» **Stored records**:
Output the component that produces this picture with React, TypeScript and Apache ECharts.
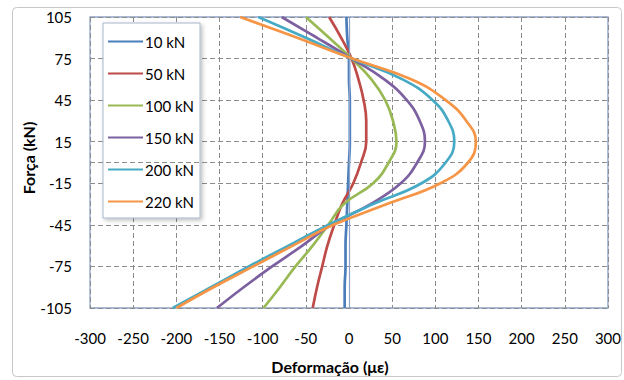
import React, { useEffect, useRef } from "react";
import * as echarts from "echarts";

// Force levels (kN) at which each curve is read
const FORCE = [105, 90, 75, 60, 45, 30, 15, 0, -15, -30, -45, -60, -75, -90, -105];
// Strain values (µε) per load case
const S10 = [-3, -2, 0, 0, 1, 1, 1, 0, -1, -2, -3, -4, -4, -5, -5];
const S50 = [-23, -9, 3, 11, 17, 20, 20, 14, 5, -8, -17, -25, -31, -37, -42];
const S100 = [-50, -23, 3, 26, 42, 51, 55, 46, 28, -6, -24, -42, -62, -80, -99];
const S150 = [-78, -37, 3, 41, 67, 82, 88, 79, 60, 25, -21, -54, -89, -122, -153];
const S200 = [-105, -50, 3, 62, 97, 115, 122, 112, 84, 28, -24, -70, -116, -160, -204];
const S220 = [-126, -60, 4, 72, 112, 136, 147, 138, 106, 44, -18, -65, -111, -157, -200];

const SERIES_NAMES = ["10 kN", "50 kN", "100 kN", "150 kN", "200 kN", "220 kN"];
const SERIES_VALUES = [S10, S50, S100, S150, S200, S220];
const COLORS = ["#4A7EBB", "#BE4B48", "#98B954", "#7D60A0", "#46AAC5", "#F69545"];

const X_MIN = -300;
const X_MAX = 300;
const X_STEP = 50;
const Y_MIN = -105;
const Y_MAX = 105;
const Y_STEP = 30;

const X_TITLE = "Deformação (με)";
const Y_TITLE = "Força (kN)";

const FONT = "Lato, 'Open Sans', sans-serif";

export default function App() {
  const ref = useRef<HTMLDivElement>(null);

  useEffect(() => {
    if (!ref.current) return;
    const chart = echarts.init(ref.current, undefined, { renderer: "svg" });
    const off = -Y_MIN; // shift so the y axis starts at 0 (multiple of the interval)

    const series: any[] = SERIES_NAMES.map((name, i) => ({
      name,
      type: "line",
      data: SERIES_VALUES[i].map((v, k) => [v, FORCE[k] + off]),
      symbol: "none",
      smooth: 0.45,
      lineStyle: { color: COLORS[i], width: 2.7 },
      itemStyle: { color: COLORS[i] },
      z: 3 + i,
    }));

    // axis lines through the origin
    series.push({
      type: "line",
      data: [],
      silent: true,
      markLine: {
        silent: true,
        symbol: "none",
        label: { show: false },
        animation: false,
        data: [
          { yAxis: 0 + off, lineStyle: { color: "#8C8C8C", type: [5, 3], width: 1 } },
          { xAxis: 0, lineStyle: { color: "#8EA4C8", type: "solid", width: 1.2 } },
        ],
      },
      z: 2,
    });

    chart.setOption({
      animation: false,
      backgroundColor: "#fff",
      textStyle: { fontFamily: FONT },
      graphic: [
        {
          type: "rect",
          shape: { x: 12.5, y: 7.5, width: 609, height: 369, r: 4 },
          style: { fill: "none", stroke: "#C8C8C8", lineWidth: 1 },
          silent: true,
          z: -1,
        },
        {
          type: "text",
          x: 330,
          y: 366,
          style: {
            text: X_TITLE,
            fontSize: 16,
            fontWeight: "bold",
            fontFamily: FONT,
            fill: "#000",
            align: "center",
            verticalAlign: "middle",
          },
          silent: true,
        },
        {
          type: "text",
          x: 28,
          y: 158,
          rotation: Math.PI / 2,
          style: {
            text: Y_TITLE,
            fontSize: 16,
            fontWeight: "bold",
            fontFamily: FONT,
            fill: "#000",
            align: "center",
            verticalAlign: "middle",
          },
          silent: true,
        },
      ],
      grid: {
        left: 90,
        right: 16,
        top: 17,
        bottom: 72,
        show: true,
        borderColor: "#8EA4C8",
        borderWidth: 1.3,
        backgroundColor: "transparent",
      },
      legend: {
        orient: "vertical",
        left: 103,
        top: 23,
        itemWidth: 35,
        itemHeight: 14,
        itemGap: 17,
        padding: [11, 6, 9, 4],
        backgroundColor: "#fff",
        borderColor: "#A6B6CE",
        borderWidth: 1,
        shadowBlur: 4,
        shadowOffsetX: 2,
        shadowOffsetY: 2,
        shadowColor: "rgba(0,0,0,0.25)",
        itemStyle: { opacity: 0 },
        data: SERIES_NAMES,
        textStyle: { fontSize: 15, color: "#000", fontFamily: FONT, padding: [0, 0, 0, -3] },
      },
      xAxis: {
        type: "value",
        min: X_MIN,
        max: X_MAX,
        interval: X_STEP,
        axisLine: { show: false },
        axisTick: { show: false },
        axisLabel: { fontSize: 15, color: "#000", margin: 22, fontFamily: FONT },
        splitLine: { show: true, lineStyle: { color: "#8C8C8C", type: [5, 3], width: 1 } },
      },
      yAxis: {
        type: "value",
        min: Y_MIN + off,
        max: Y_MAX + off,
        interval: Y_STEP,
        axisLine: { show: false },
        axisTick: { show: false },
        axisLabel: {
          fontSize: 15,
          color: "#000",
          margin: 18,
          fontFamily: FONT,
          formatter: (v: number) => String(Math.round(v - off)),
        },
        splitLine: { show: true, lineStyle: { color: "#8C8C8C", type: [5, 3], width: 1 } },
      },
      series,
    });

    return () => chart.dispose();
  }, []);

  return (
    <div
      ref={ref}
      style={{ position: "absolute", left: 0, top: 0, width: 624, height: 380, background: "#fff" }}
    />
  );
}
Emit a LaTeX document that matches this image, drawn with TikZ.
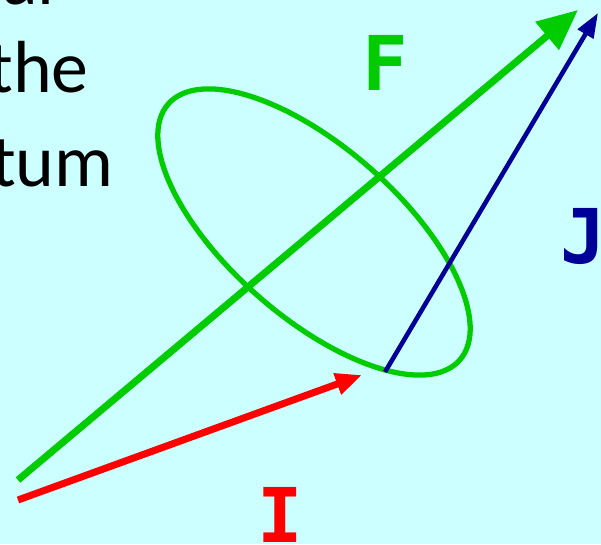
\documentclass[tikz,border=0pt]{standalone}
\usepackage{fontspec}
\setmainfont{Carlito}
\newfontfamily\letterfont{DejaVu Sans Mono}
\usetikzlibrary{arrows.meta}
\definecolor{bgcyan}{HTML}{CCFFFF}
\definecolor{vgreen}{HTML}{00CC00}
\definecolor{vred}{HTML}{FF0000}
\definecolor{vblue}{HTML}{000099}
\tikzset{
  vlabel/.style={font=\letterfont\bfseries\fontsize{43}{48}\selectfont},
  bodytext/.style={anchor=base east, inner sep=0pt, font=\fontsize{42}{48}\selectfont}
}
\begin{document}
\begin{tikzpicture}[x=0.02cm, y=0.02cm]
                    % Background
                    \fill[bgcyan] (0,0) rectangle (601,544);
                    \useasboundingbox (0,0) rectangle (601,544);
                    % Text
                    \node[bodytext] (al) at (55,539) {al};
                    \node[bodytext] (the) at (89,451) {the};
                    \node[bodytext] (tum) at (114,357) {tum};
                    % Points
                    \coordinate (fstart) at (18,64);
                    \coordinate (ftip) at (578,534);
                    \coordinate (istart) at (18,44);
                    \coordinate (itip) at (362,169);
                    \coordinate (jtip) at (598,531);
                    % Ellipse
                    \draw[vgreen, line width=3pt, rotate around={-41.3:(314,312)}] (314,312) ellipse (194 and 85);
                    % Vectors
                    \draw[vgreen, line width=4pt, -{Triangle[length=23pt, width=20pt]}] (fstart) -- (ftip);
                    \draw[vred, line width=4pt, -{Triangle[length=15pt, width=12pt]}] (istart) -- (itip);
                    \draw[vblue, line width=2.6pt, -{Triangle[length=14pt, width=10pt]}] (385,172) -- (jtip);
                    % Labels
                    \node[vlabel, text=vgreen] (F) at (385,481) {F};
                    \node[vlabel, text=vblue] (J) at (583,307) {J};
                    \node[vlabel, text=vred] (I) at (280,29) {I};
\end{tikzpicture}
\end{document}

» **Your instructions**: Find all lines where the word "this" appears. Copy them.

» **Result of the exercise**:
Output the component that produces this picture with React, TypeScript and Apache ECharts.
Emit a LaTeX document that matches this image, drawn with TikZ.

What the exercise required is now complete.